Preparation of High-Grade Carbonaceous Materials Having Similar Chemical and Physical Properties from Various Low-Rank Coals by Degradative Solvent Extraction

Eight kinds of low-rank coals including lignites and sub-bituminous coals were subjected to a degradative solvent extraction method that treats carbonaceous resources in a non-hydrogen donor at around 350 °C. The low-rank coals were separated into the residue which cannot be extracted by solvent at 350 °C (termed residue), the fraction which can be extracted at 350 °C but precipitates from solvent at room temperature (deposit), the fraction which is solvent soluble even at room temperature (soluble), and liquid fraction mainly consisting of water and gaseous products mainly consisting of CO2. The soluble fraction was finally recovered as solid by removing solvent. The moisture of the coals was completely removed without phase change, and the ash was almost completely concentrated in the residue. The carbon based yields of the three solid fractions were 19.4–31.2% as solubles, 4.2–16.8% as deposits, and 54.7–69.2% as residues when 1-methylnaphthalene was used as the non-hydrogen donor solvent. Overall, more than 94.4% of carbon was recovered as solid fractions. Meanwhile 30.5–54.9% of oxygen was removed as either H2O or CO2. The interesting findings were that the solubles and deposits obtained from all of the coals were respectively very close to each other in elemental composition, chemical structure, molecular weight distribution, thermal decomposition behavior, and thermoplastic behavior. Elemental compositions of solubles were C = 81.8–84.8 wt %, H = 7.5–8.1 wt %, and O = 6.5–10.2 wt %, which were rather close to the elemental composition of bituminous coal.

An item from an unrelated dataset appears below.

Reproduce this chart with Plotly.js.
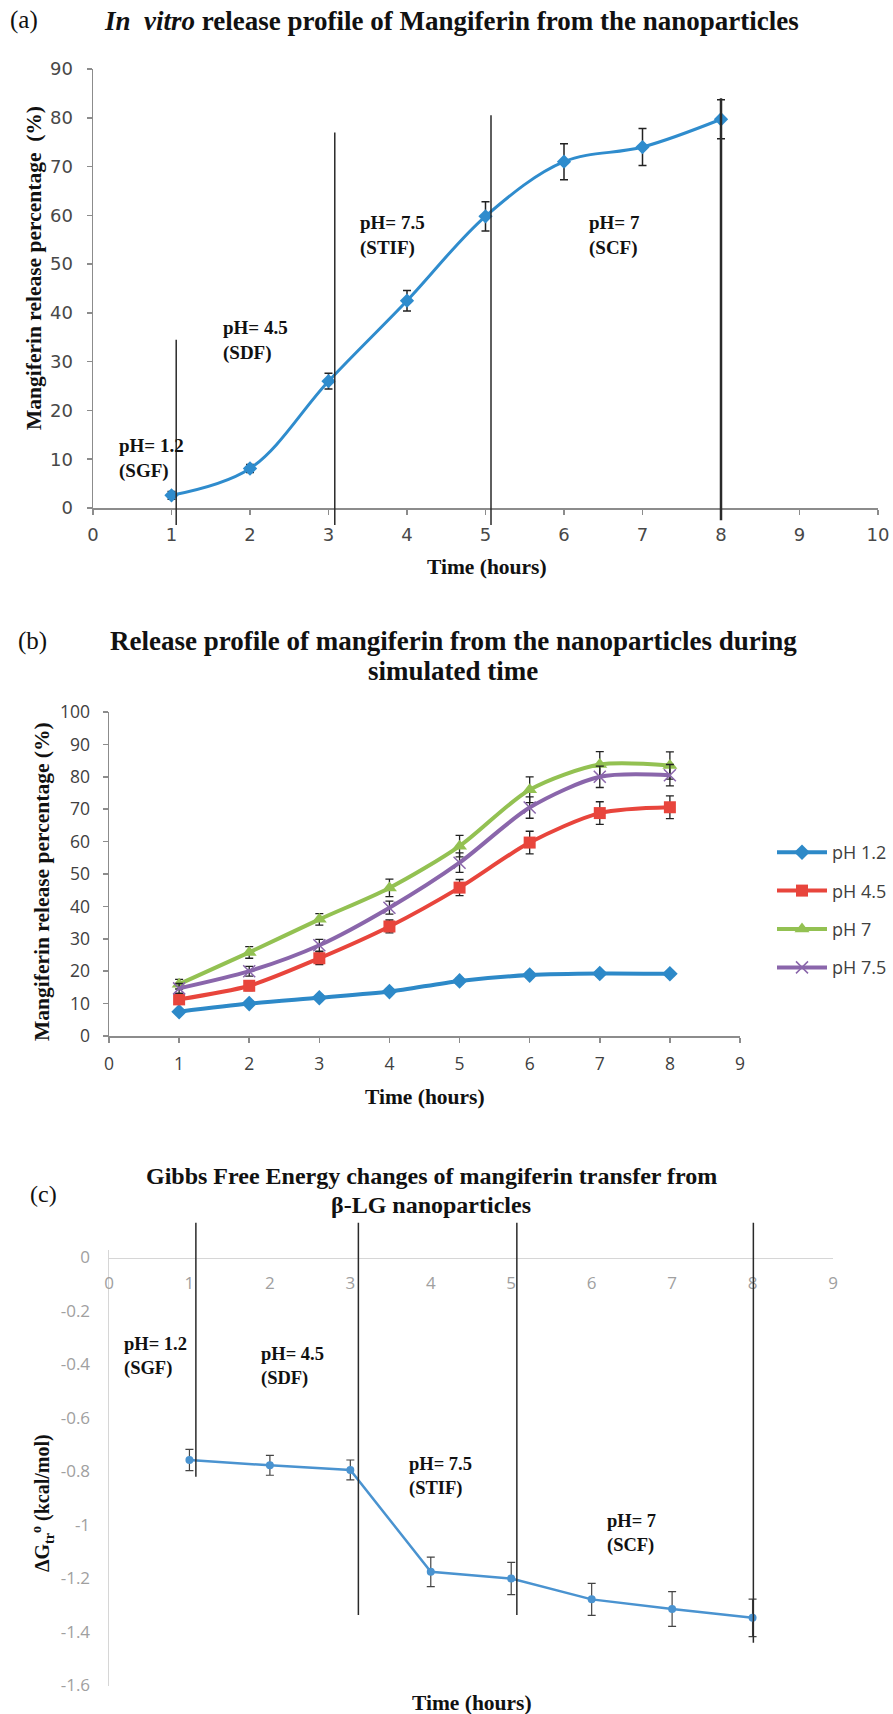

Thus, the degradative solvent extraction method was found to be effective in converting various types of low-rank coals into residues and compounds having very similar chemical and physical properties without losing heating values. Detailed characterization of the solid fractions showed potential utility of the fractions as solid fuel or precursors of chemicals and carbon materials.